Surgery

I worked more on the plot board yesterday night and it made its debut of sorts in my living room/kitchen/dining room when I showed it to my roommate, who was suitably impressed. I was (and remain) hypnotized by the bright colors. One thing I’ve noticed is how the process of assembling the board gets slower and slower as I come in from the edges of the narrative and start getting deep into the meat of it all. Characters start getting bombarded by multiple events and experience several emotions at a time, complicating the story greatly. Also, Part One of the novel is told alternately in the present and a past which also progresses along its own time line; there, it’s the structure that is complicated, which allows the narrative, in contrast, to be a little more straightforward, and it has to be, since there is so much information to impart without completely overwhelming the reader. I’ve just finished adding cues (subtitles labeling the time a scene is occurring and asterisks to separate scenes that take place during the same time period but in a different location or circumstance) to Part One in order to make the flow a lot better and, wouldn’t you know it, in the process I noticed that my time line was off. How embarrassing; I felt like I was caught by a stranger in my underwear. A little piece of advice from the trenches for flashbacks: KNOW YOUR TIME LINE. Especially if you’re easily confused, like me.

Um, so I started this post to talk about trimming the fat–or, as some people call it, killing your darlings (which was, apparently, the title of a film…the things you learn while Googling). This morning, sort of inexplicably, I started worrying about word count, possibly because now that I’m examining the MS with what are apparently new eyes I can see all the characterization I seem to have left out–and it takes a lot for me to admit this, because I feel like characterization is actually the strongest part of the novel. And I was like, “What do I think I can cut?” And then, sadly, I realized that there was a scene that I was attached to, not for its content necessarily, but because it contains the only alternative title this project has ever had, “The Atomic Weight of Iridium,” which I think has a sort of poetic ring to it. You know how the new untitled X-Files movie has a production name of “Done One”, that obviously won’t be the title when it’s released? That’s kind of what “Iridium” was to this project. Anyway, the whole scene can go. It just doesn’t go anywhere–it explores a relationship that the reader is aware of by now, and I don’t think it necessarily deepens it. I think I kept it for so long because it’s a happy scene, and so many of the scenes in the book are unhappy. So I’m going to cut it. It’s nice, but it contributes nothing. Wah.

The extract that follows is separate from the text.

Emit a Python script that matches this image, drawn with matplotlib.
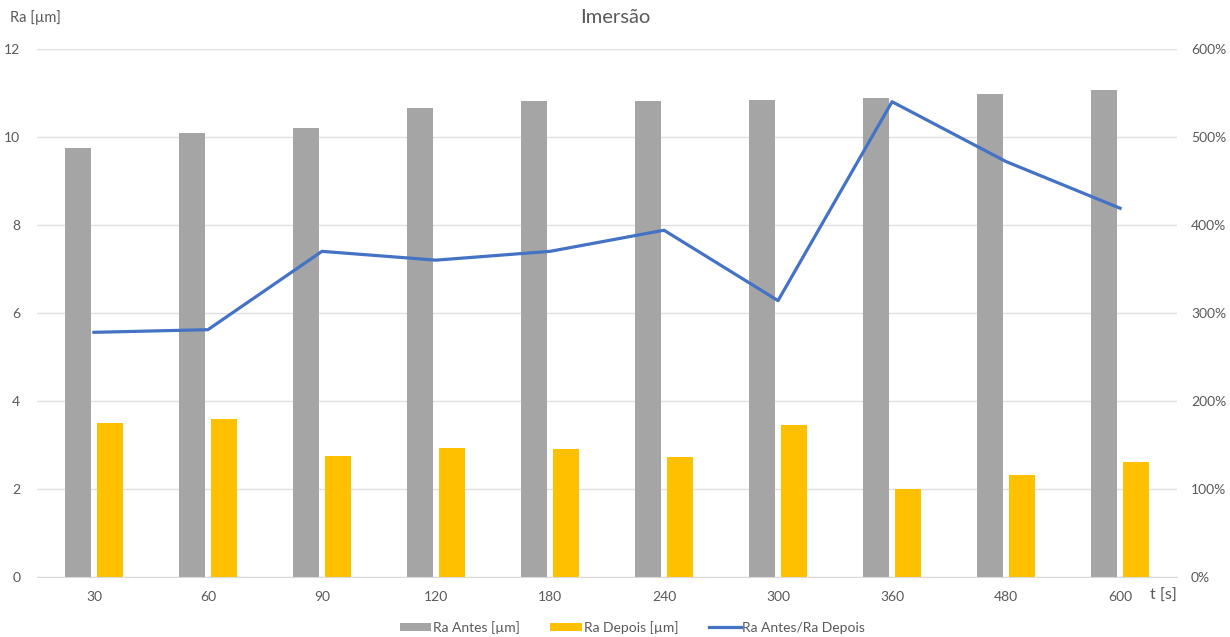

I have to say, though, if I wasn’t worried about word count at this juncture I’d probably leave it. I don’t think there’s anything wrong with leaving in a scene you love that doesn’t technically contribute anything to the final product; I mean, there is a reason you wrote it, so it must have some value, but you have to exercise discretion. I was just watching My Big Fat Greek Wedding on Wednesday while waiting for America’s Next Top Model  to come on and we were at the part where Toula and Ian start dating and they show you one date with dialogue and flirtiness and what have you and then they show you a couple of very short scenes set to music that imply that they’ve been on many dates by the time the next longer scene happens, so you get a sense that they’re seeing each other regularly but they don’t have to show you every. single. date. to set up for the next scene. We don’t really have an equivalent in novels. I mean, we can say that time has passed, but that’s telling, not showing. And I’m not the fiercest adherent to the “show, don’t tell” policy–there’s a time and place for each, of course–but I do know that saying, “And then it was three weeks later. We’d been on a couple of dates and we really liked each other” is not the same as showing that to people. So scenes like the one I’m cutting kind of do that in a way for us; they repeat an already established characterization or theme but don’t really add much.

On the other hand, when I have scenes that do deepen characterization (such as character introspection on their background, which I want to add) or advance theme to add, I shouldn’t keep a scene I know isn’t doing much for the narrative but that I secretly have an attachment to. It’s just not practical. But I’ll stick it in my Scraps folder and maybe one day use it as website content or something. Get excited.